ILO and housing strategies: a case study

A young man baking with his support worker.

In a recent interview with Mable, Gibbs Hatendi, Area Manager at Care Force (a Tasmanian NDIS registered Service Provider), talked about the housing challenges for people with disability that act as barriers for them to live independently. In the interview, Gibbs also discusses a recent ILO experience.

What are some of the housing challenges for NDIS participants?

Participants find it very hard to secure accommodation in Hobart as the demand for housing continues to rise. Some participants have been on the social housing priority waiting list for over two years and are still waiting to be allocated a house.

Sometimes participants can identify housing opportunities within the private rental market, but they are unable to secure the housing because they do not meet the rental requirements.

Can you give us an example of how you have addressed these barriers?

We recently assisted a man to move into a private rental with his cousin. In the ILO Exploration and Design stage, we worked closely with him and his family and friends to establish the type of housing arrangement he preferred. We thought about what would be suitable for him and how he could be supported in the community. Different options were discussed and he made it clear what his preferred option was.

We have built relationships with two real estate agents in Hobart who are supportive of our work and understand the barriers. This meant we had a way for this man to trial the living arrangement with a support worker before he made a final decision. He really loved the house. His family asked us if there was any way that we could assist him to secure the property and we agreed to assist him. The real estate agents are open to talking with us about different options.

We also have Mentors that assist Participants to maintain their tenancies.

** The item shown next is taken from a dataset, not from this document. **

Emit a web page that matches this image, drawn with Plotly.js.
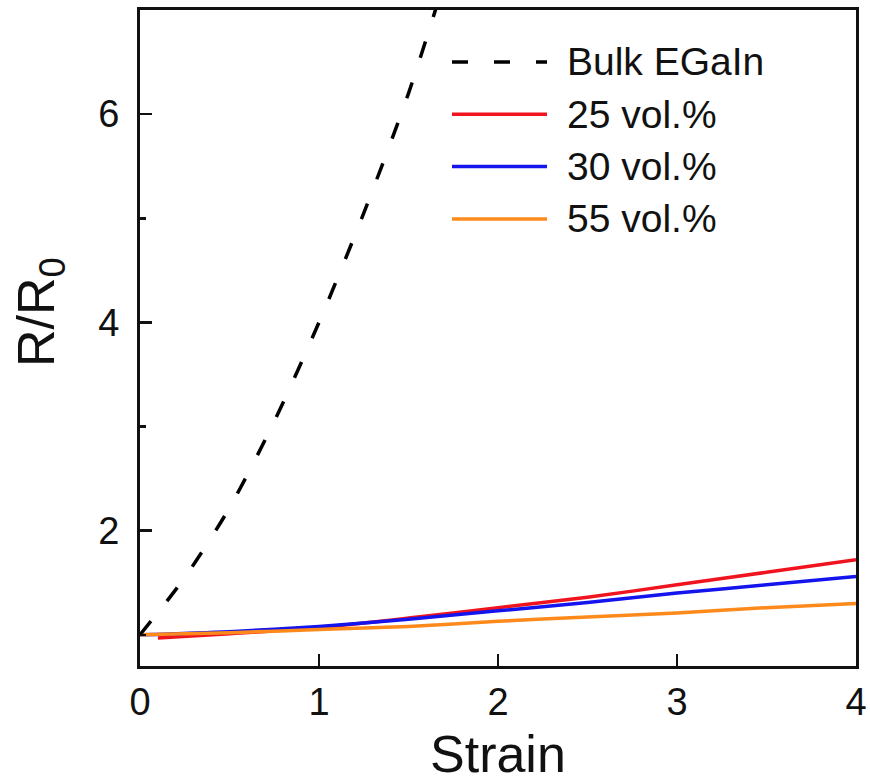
<!DOCTYPE html>
<html>
<head>
<meta charset="utf-8">
<script src="https://cdn.plot.ly/plotly-3.0.1.min.js"></script>
<style>
  html, body { margin: 0; padding: 0; background: #ffffff; }
  #chart { width: 870px; height: 782px; }
</style>
</head>
<body>
<div id="chart"></div>
<script>
// Resistance change R/R0 versus strain for bulk EGaIn and composites
const seriesNames = ["Bulk EGaIn", "25 vol.%", "30 vol.%", "55 vol.%"];
const seriesColors = ["#000000", "#f0141e", "#1414ee", "#ff8a1c"];

const strainBulk = [0, 0.25, 0.5, 0.75, 1.0, 1.25, 1.5, 1.75];
const rBulk      = [1.0, 1.55, 2.22, 3.05, 4.0, 5.05, 6.2, 7.55];

const strain25 = [0.1, 0.5, 1.0, 1.5, 2.0, 2.5, 3.0, 3.5, 4.0];
const r25      = [0.97, 1.01, 1.07, 1.16, 1.26, 1.36, 1.48, 1.60, 1.72];

const strain30 = [0, 0.5, 1.0, 1.5, 2.0, 2.5, 3.0, 3.5, 4.0];
const r30      = [1.0, 1.03, 1.08, 1.15, 1.23, 1.31, 1.40, 1.48, 1.56];

const strain55 = [0, 0.5, 1.0, 1.5, 2.0, 2.5, 3.0, 3.5, 4.0];
const r55      = [1.0, 1.02, 1.05, 1.08, 1.13, 1.17, 1.21, 1.26, 1.30];

const xTicks = [0, 1, 2, 3, 4];
const yTicks = [2, 4, 6];

const FONT = "Liberation Sans, Arial, Helvetica, sans-serif";
const LINE_W = 3.5;
const BULK_DASH = "17px,26px";

function curve(x, y, idx, dash) {
  return {
    x: x, y: y, type: "scatter", mode: "lines", name: seriesNames[idx],
    line: { color: seriesColors[idx], width: LINE_W, shape: "spline", smoothing: 0.8, dash: dash || "solid" },
    showlegend: false, hoverinfo: "skip"
  };
}

// draw order: composites first, bulk dashed line on top
const traces = [
  curve(strain25, r25, 1),
  curve(strain30, r30, 2),
  curve(strain55, r55, 3),
  curve(strainBulk, rBulk, 0, BULK_DASH)
];

// plot area geometry (pixels) used to place the hand-drawn legend
const W = 870, H = 782;
const M = { l: 140, r: 14, t: 10, b: 116 };
const plotW = W - M.l - M.r, plotH = H - M.t - M.b;
const px2x = p => (p - M.l) / plotW;
const px2y = p => (H - M.b - p) / plotH;

const legendLeft = 452, legendRight = 547, legendText = 565;
const legendTop = 62, legendStep = 52.3;

const shapes = [];
const annotations = [];
seriesNames.forEach((name, i) => {
  const yy = px2y(legendTop + i * legendStep);
  shapes.push({
    type: "line", xref: "paper", yref: "paper",
    x0: px2x(legendLeft), x1: px2x(legendRight), y0: yy, y1: yy,
    line: { color: seriesColors[i], width: LINE_W, dash: i === 0 ? "16px,26px" : "solid" }
  });
  annotations.push({
    xref: "paper", yref: "paper", x: px2x(legendText), y: yy,
    xanchor: "left", yanchor: "middle", showarrow: false,
    text: name, font: { family: FONT, size: 39, color: "#111111" }
  });
});

// axis titles
annotations.push({
  xref: "paper", yref: "paper", x: px2x(498), y: px2y(754),
  xanchor: "center", yanchor: "middle", showarrow: false,
  text: "Strain", font: { family: FONT, size: 52, color: "#111111" }
});
annotations.push({
  xref: "paper", yref: "paper", x: px2x(40), y: px2y(312),
  xanchor: "center", yanchor: "middle", showarrow: false, textangle: -90,
  text: "R/R<sub>0</sub>", font: { family: FONT, size: 52, color: "#111111" }
});

const axisCommon = {
  showgrid: false, zeroline: false,
  showline: true, linecolor: "#111111", linewidth: 3, mirror: true,
  ticks: "inside", ticklen: 12, tickwidth: 2.5, tickcolor: "#111111",
  tickfont: { family: FONT, size: 38, color: "#111111" }
};

const layout = {
  width: W, height: H,
  margin: M,
  paper_bgcolor: "#ffffff", plot_bgcolor: "#ffffff",
  showlegend: false,
  xaxis: Object.assign({}, axisCommon, {
    range: [0, 4], tickvals: xTicks, ticktext: xTicks.map(String),
    ticklabelstandoff: 0
  }),
  yaxis: Object.assign({}, axisCommon, {
    range: [0.7, 7], tickvals: yTicks, ticktext: yTicks.map(String),
    ticklabelstandoff: 10,
    minor: { tickvals: [1, 3, 5], ticks: "inside", ticklen: 6, tickwidth: 2.5, tickcolor: "#111111" }
  }),
  shapes: shapes,
  annotations: annotations
};

Plotly.newPlot("chart", traces, layout, { staticPlot: true, displayModeBar: false });
</script>
</body>
</html>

They help with things like budgeting, upkeep of the property or any other tenancy obligations. This will normally fall under the Capacity Building categories.

What does the individualised living set-up look like?

His cousin works part time and they share all the bills.

The man is strongly connected with his family, and they usually spend the weekend together with his parents. His family also helps with the groceries when needed.

He has daily NDIS support to help him with household tasks and daily living. He gets along very well with his support staff. He has recently adopted a puppy that he enjoys looking after and takes him for walks regularly with his support workers.

What have you noticed since he moved out of his parents’ home?

I believe the arrangement has been very positive because he now enjoys his independence as he has always desired. He currently has a team of support workers who assist him with his daily living tasks and skills. He appears to be more positive towards life and he has decided to look for part-time employment to assist in managing his bills and make his own choices.

What is your advice with ILO Service Proposals?

It is obviously essential to work very closely with both the participant and their support structure, like family and friends. This is a principle through all our work but helped us get a clearer picture of the participant’s home and living needs.

The ILO Service Proposal needs this very clearly spelt out. It is also important to include a functional capacity assessment. This means working very closely with the participant’s Occupational Therapist, ensuring that their home and living needs are reflected in the reports.

Supporting documentation really is key – evidence that speaks to the participant’s needs will help ensure the right support is allocated. The ILO Service Proposal asks for information about behaviour support plans, identified risks and the ways in which these will be managed. It is really important that all the supporting information aligns with the participant’s goals.